Le dernier thème est un peu malsain. On dirait le son d’un méga charnier d’animaux de toutes sortes, certains pas tout à fait morts (des petits veaux notamment) et un tas de mouches complètement dingues qui ne savent pas par où commencer tellement il y a de la barbaque en putréfaction à la pelle. Des pelles et des pelles de viande pourrie. Des pelleteuses géantes de viande pourrie comme si tous les animaux de la terre venaient crever au même endroit quelque par dans le désert. Ca ferait une sacrée montagne de viande hyper dégueu qui s’élèverait lentement jusqu’à traverser les nuages. C’est méga crados comme morceau on croirait même entendre des vomissements. Oui c’est vraiment des vomissements de bébés vaches. Pourquoi finir sur quelque chose d’aussi sombre et négatif? Je suis déçu. Mais en même temps c’est la nature. Il y a des charniers, c’est comme ça.

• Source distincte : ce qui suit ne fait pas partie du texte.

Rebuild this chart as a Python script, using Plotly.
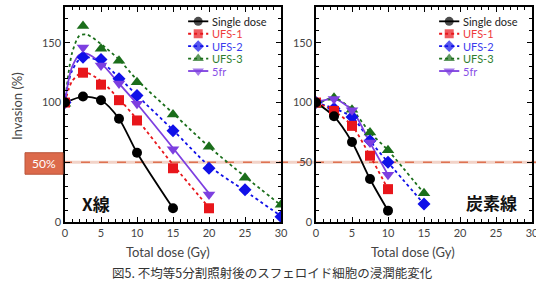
import plotly.graph_objects as go

# ---------------- data ----------------
series_names = ["Single dose", "UFS-1", "UFS-2", "UFS-3", "5fr"]

# X-ray panel (measured points)
x_dose_single = [0, 2.5, 5, 7.5, 10, 15]
x_single = [100, 105, 102, 86.5, 58, 11.5]
x_dose_ufs1 = [0, 2.5, 5, 7.5, 10, 15, 20]
x_ufs1 = [100, 125, 115, 102, 85, 45, 11.5]
x_dose_ufs2 = [0, 2.5, 5, 7.5, 10, 15, 20, 25, 30]
x_ufs2 = [100, 138, 136, 120, 106, 76.5, 45, 27, 4.5]
x_dose_ufs3 = [0, 2.5, 5, 7.5, 10, 15, 20, 25, 30]
x_ufs3 = [99, 164, 145, 135, 117, 90, 63, 37, 14.5]
x_dose_5fr = [0, 2.5, 5, 7.5, 10, 15, 20]
x_5fr = [100, 146, 131, 116, 99, 61, 23]

# X-ray panel fitted curves
fit_dose_long = [0, 0.5, 1, 2, 3, 5, 7.5, 10, 15, 20, 25, 30]
fit_ufs3 = [100, 125, 142, 156, 157, 149, 136, 119, 91, 63, 38, 14]
fit_ufs2 = [100, 117, 127, 136, 138, 134, 121, 106, 77, 47, 26, 5]
fit_dose_short = [0, 0.5, 1, 2, 3, 5, 7.5, 10, 15, 20]
fit_5fr = [100, 119, 130, 140, 141, 133, 116, 99, 62, 24]
fit_ufs1 = [100, 111, 118, 124, 125, 118, 103, 86, 48, 12]

# Carbon-ion panel
c_dose_single = [0, 2.5, 5, 7.5, 10]
c_single = [100, 88.5, 67, 36, 9.5]
c_dose_ufs1 = [0, 2.5, 5, 7.5, 10]
c_ufs1 = [100, 93, 80.5, 55.5, 27.5]
c_dose_ufs2 = [0, 2.5, 5, 7.5, 10, 15]
c_ufs2 = [100, 95, 88, 68, 50, 15]
c_dose_ufs3 = [0, 2.5, 5, 7.5, 10, 15]
c_ufs3 = [98, 104, 94, 75, 60, 24]
c_dose_5fr = [0, 2.5, 5, 7.5, 10]
c_5fr = [100, 103, 93.5, 66.5, 39.5]

threshold = 50
x_ticks = [0, 5, 10, 15, 20, 25, 30]
y_ticks = [0, 50, 100, 150]

# ---------------- styles ----------------
colors = ["#000000", "#e8161b", "#1010e8", "#1b6e1b", "#7d3fe0"]
text_colors = ["#222222", "#ee3b3b", "#3b3bee", "#2e7d2e", "#8a4fe6"]
symbols = ["circle", "square", "diamond", "triangle-up", "triangle-down"]
msizes = [10, 10, 10, 11, 11]
dashes = ["solid", "dot", "dot", "dot", "solid"]
LW = 1.8

fig = go.Figure()


def add_line(x, y, i, xa, ya, shape="spline"):
    fig.add_trace(go.Scatter(x=x, y=y, mode="lines", xaxis=xa, yaxis=ya,
                             line=dict(color=colors[i], width=LW, dash=dashes[i], shape=shape, smoothing=0.8),
                             showlegend=False, hoverinfo="skip"))


def add_markers(x, y, i, xa, ya):
    fig.add_trace(go.Scatter(x=x, y=y, mode="markers", xaxis=xa, yaxis=ya,
                             marker=dict(color=colors[i], symbol=symbols[i], size=msizes[i],
                                         line=dict(width=0)),
                             showlegend=False, name=series_names[i]))


# X-ray panel
add_line(fit_dose_long, fit_ufs3, 3, "x", "y")
add_line(fit_dose_long, fit_ufs2, 2, "x", "y")
add_line(fit_dose_short, fit_ufs1, 1, "x", "y")
add_line(fit_dose_short, fit_5fr, 4, "x", "y")
add_line(x_dose_single, x_single, 0, "x", "y")
add_markers(x_dose_ufs3, x_ufs3, 3, "x", "y")
add_markers(x_dose_ufs2, x_ufs2, 2, "x", "y")
add_markers(x_dose_5fr, x_5fr, 4, "x", "y")
add_markers(x_dose_ufs1, x_ufs1, 1, "x", "y")
add_markers(x_dose_single, x_single, 0, "x", "y")

# Carbon panel
c_data = [(c_dose_single, c_single), (c_dose_ufs1, c_ufs1), (c_dose_ufs2, c_ufs2),
          (c_dose_ufs3, c_ufs3), (c_dose_5fr, c_5fr)]
for i in [3, 2, 1, 4, 0]:
    add_line(c_data[i][0], c_data[i][1], i, "x2", "y2")
for i in [3, 2, 4, 1, 0]:
    add_markers(c_data[i][0], c_data[i][1], i, "x2", "y2")

# Legends (drawn inside each panel)
LEG_X0, LEG_X1, LEG_XT = 17.1, 19.9, 20.2
LEG_Y0, LEG_DY = 168, 10.4
annotations = []
for xa, ya, axn in [("x", "y", ""), ("x2", "y2", "2")]:
    for i, nm in enumerate(series_names):
        yy = LEG_Y0 - i * LEG_DY
        fig.add_trace(go.Scatter(
            x=[LEG_X0, (LEG_X0 + LEG_X1) / 2, LEG_X1], y=[yy, yy, yy],
            mode="lines+markers", xaxis=xa, yaxis=ya,
            line=dict(color=colors[i], width=LW, dash=dashes[i]),
            marker=dict(color=colors[i], symbol=symbols[i], size=[0, msizes[i] - 1, 0], line=dict(width=0)),
            showlegend=False, hoverinfo="skip"))
        annotations.append(dict(x=LEG_XT, y=yy, xref="x" + axn, yref="y" + axn, text=nm,
                                showarrow=False, xanchor="left", yanchor="middle",
                                font=dict(size=11, color=text_colors[i], family="Lato")))

# geometry helpers (pixels -> paper)
L, R, T, B = 65, 4, 7, 60
W, H = 536, 282
PW, PH = W - L - R, H - T - B


def px(x):
    return (x - L) / PW


def py(y):
    return (H - B - y) / PH


axis_common = dict(showline=True, linecolor="black", linewidth=1.5, mirror="ticks",
                   ticks="inside", ticklen=5, tickwidth=1.2, tickcolor="black",
                   showgrid=False, zeroline=False, ticklabeloverflow="allow",
                   tickfont=dict(size=11, color="#444444", family="Lato"))

fig.update_layout(
    width=W, height=H,
    margin=dict(l=L, r=R, t=T, b=B, autoexpand=False),
    paper_bgcolor="white", plot_bgcolor="white",
    showlegend=False,
    xaxis=dict(domain=[0, px(281)], range=[0, 30], tickvals=x_ticks, anchor="y",
               minor=dict(dtick=1, ticklen=3, ticks="inside", tickcolor="black"), **axis_common),
    yaxis=dict(domain=[0, 1], range=[0, 180], tickvals=y_ticks, anchor="x",
               minor=dict(dtick=10, ticklen=3, ticks="inside", tickcolor="black"), **axis_common),
    xaxis2=dict(domain=[px(316), 1], range=[0, 30], tickvals=x_ticks, anchor="y2",
                minor=dict(dtick=1, ticklen=3, ticks="inside", tickcolor="black"), **axis_common),
    yaxis2=dict(domain=[0, 1], range=[0, 180], tickvals=y_ticks, anchor="x2",
                minor=dict(dtick=10, ticklen=3, ticks="inside", tickcolor="black"), **axis_common),
)

shapes = [
    dict(type="line", xref="paper", yref="y", x0=px(63), x1=px(536), y0=threshold, y1=threshold,
         line=dict(color="#f2d3c8", width=3), layer="below"),
    dict(type="line", xref="paper", yref="y", x0=px(63), x1=px(536), y0=threshold, y1=threshold,
         line=dict(color="#de7251", width=1.6, dash="dash"), layer="below"),
    dict(type="rect", xref="paper", yref="y", x0=px(25), x1=px(63), y0=threshold - 10, y1=threshold + 8,
         fillcolor="#dc6a4b", line=dict(color="#b9553a", width=1)),
]
fig.update_layout(shapes=shapes)

ctr = dict(showarrow=False, xanchor="center", yanchor="middle")
annotations += [
    dict(x=px(44), y=threshold - 1, xref="paper", yref="y", text="50%",
         font=dict(size=12, color="white", family="Lato"), **ctr),
    dict(x=px(96), y=py(203), xref="paper", yref="paper", text="<b>X線</b>",
         font=dict(size=17, color="#111111", family="Noto Sans CJK JP"), **ctr),
    dict(x=px(491), y=py(202), xref="paper", yref="paper", text="<b>炭素線</b>",
         font=dict(size=17, color="#111111", family="Noto Sans CJK JP"), **ctr),
    dict(x=px(17), y=py(106), xref="paper", yref="paper", text="Invasion (%)",
         textangle=-90, font=dict(size=13, color="#444444", family="Lato"), **ctr),
    dict(x=px(168), y=py(252), xref="paper", yref="paper", text="Total dose (Gy)",
         font=dict(size=13, color="#444444", family="Lato"), **ctr),
    dict(x=px(413), y=py(252), xref="paper", yref="paper", text="Total dose (Gy)",
         font=dict(size=13, color="#444444", family="Lato"), **ctr),
    dict(x=px(272), y=py(272), xref="paper", yref="paper",
         text="図5. 不均等5分割照射後のスフェロイド細胞の浸潤能変化",
         font=dict(size=12.5, color="#333333", family="Noto Sans CJK JP"), **ctr),
]
fig.update_layout(annotations=annotations)

fig.write_html("out.html", config={"displayModeBar": False},
               post_script="document.body.style.margin='0px';")
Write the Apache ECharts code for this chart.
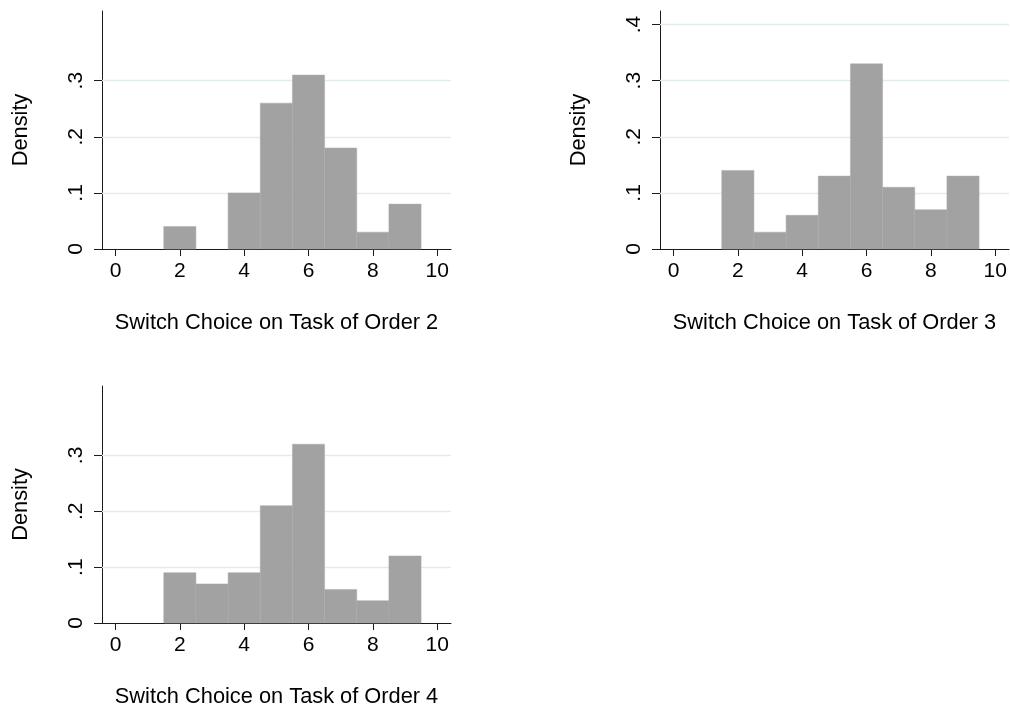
<!DOCTYPE html>
<html>
<head>
<meta charset="utf-8">
<script src="https://cdn.jsdelivr.net/npm/echarts@6/dist/echarts.min.js"></script>
<style>
html,body{margin:0;padding:0;background:#fff;}
#chart{width:1010px;height:709px;}
</style>
</head>
<body>
<div id="chart"></div>
<script>
const bins = [2, 3, 4, 5, 6, 7, 8, 9];
const order2 = [0.04, 0.00, 0.10, 0.26, 0.31, 0.18, 0.03, 0.08];
const order3 = [0.14, 0.03, 0.06, 0.13, 0.33, 0.11, 0.07, 0.13];
const order4 = [0.09, 0.07, 0.09, 0.21, 0.32, 0.06, 0.04, 0.12];
const xTicks = [0, 2, 4, 6, 8, 10];
const yTicksShort = [0, 0.1, 0.2, 0.3];
const yTicksLong = [0, 0.1, 0.2, 0.3, 0.4];
const titles = ['Switch Choice on Task of Order 2', 'Switch Choice on Task of Order 3', 'Switch Choice on Task of Order 4'];
const yTitle = 'Density';

const FONT = "'Liberation Sans', Arial, Helvetica, sans-serif";
const AX = '#1a1a1a';
const GRIDC = '#e2ecee';
const BARC = '#a2a2a2';

const panels = [
  {vals: order2, yt: yTicksShort, grid: {left: 102, top: 11, width: 349, height: 238}},
  {vals: order3, yt: yTicksLong,  grid: {left: 660, top: 11, width: 349, height: 238}},
  {vals: order4, yt: yTicksShort, grid: {left: 102, top: 386, width: 349, height: 238}}
];

function fmtY(v) {
  if (Math.abs(v) < 1e-9) return '0';
  return '.' + Math.round(v * 10);
}

const grids = [], xAxes = [], yAxes = [], series = [];
panels.forEach((p, i) => {
  grids.push(Object.assign({containLabel: false}, p.grid));
  xAxes.push({
    type: 'value', gridIndex: i, min: -0.42, max: 10.43,
    name: titles[i], nameLocation: 'middle', nameGap: 63,
    nameTextStyle: {fontFamily: FONT, fontSize: 21.8, color: '#000', verticalAlign: 'top'},
    axisLine: {show: true, onZero: false, lineStyle: {color: AX, width: 1}},
    axisTick: {show: true, length: 7, customValues: xTicks, lineStyle: {color: AX}},
    axisLabel: {show: true, customValues: xTicks, margin: 12, fontFamily: FONT, fontSize: 21, color: '#000'},
    splitLine: {show: false}
  });
  yAxes.push({
    type: 'value', gridIndex: i, min: 0, max: 0.4242,
    name: yTitle, nameLocation: 'middle', nameGap: 70, nameRotate: 90,
    nameTextStyle: {fontFamily: FONT, fontSize: 21.8, color: '#000'},
    axisLine: {show: true, onZero: false, lineStyle: {color: AX, width: 1}},
    axisTick: {show: true, length: 8, customValues: p.yt, lineStyle: {color: AX}},
    axisLabel: {show: true, customValues: p.yt, rotate: 90, margin: 15, fontFamily: FONT, fontSize: 21, color: '#000', formatter: fmtY},
    splitLine: {show: false}
  });
  series.push({
    type: 'line', xAxisIndex: i, yAxisIndex: i, data: [], z: 1, silent: true,
    markLine: {
      silent: true, symbol: ['none', 'none'], z: 1, animation: false,
      label: {show: false},
      lineStyle: {color: GRIDC, width: 1.3, type: 'solid'},
      data: p.yt.filter(v => v > 0).map(v => ({yAxis: v}))
    }
  });
  series.push({
    type: 'custom', xAxisIndex: i, yAxisIndex: i, z: 3, silent: true,
    data: bins.map((b, k) => [b, p.vals[k]]),
    renderItem: function (params, api) {
      const x = api.value(0), y = api.value(1);
      if (!(y > 0)) return null;
      const a = api.coord([x - 0.5, y]);
      const b = api.coord([x + 0.5, 0]);
      return {
        type: 'rect',
        shape: {x: a[0], y: a[1], width: b[0] - a[0], height: b[1] - a[1]},
        style: {fill: BARC, stroke: '#ababab', lineWidth: 0.5}
      };
    }
  });
});

const chart = echarts.init(document.getElementById('chart'), null, {renderer: 'canvas'});
chart.setOption({
  animation: false,
  backgroundColor: '#ffffff',
  grid: grids, xAxis: xAxes, yAxis: yAxes, series: series
});
</script>
</body>
</html>
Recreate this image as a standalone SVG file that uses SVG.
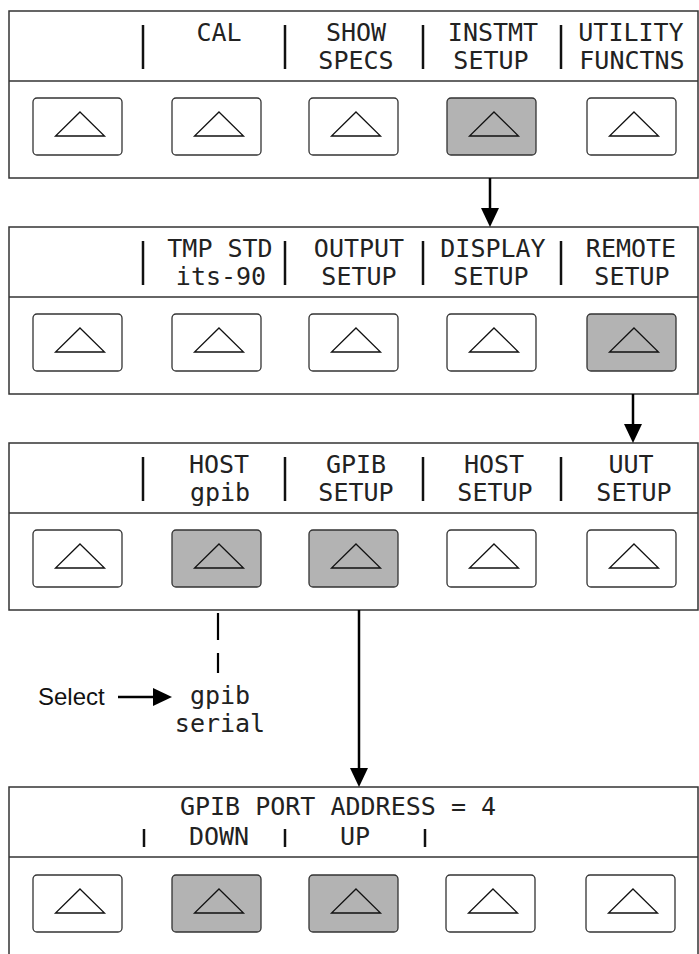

Bon bref. Que penser de ce disque? Disons qu’il est digne d’intérêt. Il faut l’écouter. Tout le monde devrait l’écouter. Il est ni bon ni nul, ce qui est déjà mieux que 99% des trucs qui sortent aujourd’hui. Il n’est ni beau ni laid. Il existe, c’est tout. Et quand je dis qu’il existe, je veux dire qu’il n’est pas la réplique d’un autre. C’est une entité à peu près autonome. C’est vrai j’ai parlé de Mego, de Jim O’Rourke, mais non c’est différent, on pourrait balancer plein d’autre noms, mélanger les références, blablabla. Il faut peut-être un peu d’entrainement pour faire la différence, mais deux disques très bizarres ne se ressemblent pas juste parce qu’ils sont bizarres. C’est comme dire que tous les coréens se ressemblent. Gné. Il faut juste apprendre à reconnaître les différences, se familiariser avec de nouvelles formes, un nouveau langage. Ca prend du temps et c’est ça la bonne nouvelle : vous avez du pain sur la planche. C’est tout à plus les craignos.